As I See It | China’s extreme summer: now is the time for Beijing to let green groups get involved
- While climate change is driving a record-breaking drought and heatwave, the country also needs to look at industrial pollution, dam building and water diversion schemes
- Activism and debate on these sensitive issues has been shut down in the past decade, but the authorities need to ease controls and enlist support to tackle these challenges
Half the country has been hit by a record-breaking drought, made worse by more than 70 days of intense heat.
Sections of the largest river have run dry – a situation long feared by conservationists – crippling water and power supplies for megacities Shanghai and Chongqing and millions more in the Yangtze River basin.

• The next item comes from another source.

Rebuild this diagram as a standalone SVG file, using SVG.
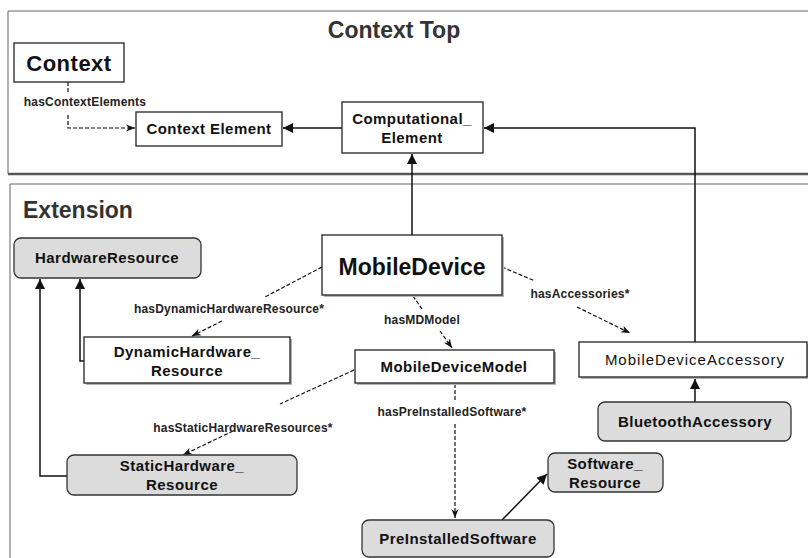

Chinese meteorologists have warned that extreme heat events will be the “new normal”. The annual government report on climate, meanwhile, found China’s average temperatures rose faster than the global average in the past 70 years and are expected to remain “significantly higher” in the future.
While authorities point to global warming for the rise in extreme weather events, there are also other factors at play in China’s environmental challenges.
Industrial pollution, dam building and water diversion schemes have all contributed to the drought in the Yangtze River basin and other woes.
Upstream Sichuan province, for example, is among the areas worst hit by the energy crunch and water shortages. It is also where some of China’s biggest dams were built during the hydropower fever seen in the past two decades – it made up over 80 per cent of Sichuan’s power generation and 18 per cent of the country’s total in 2020.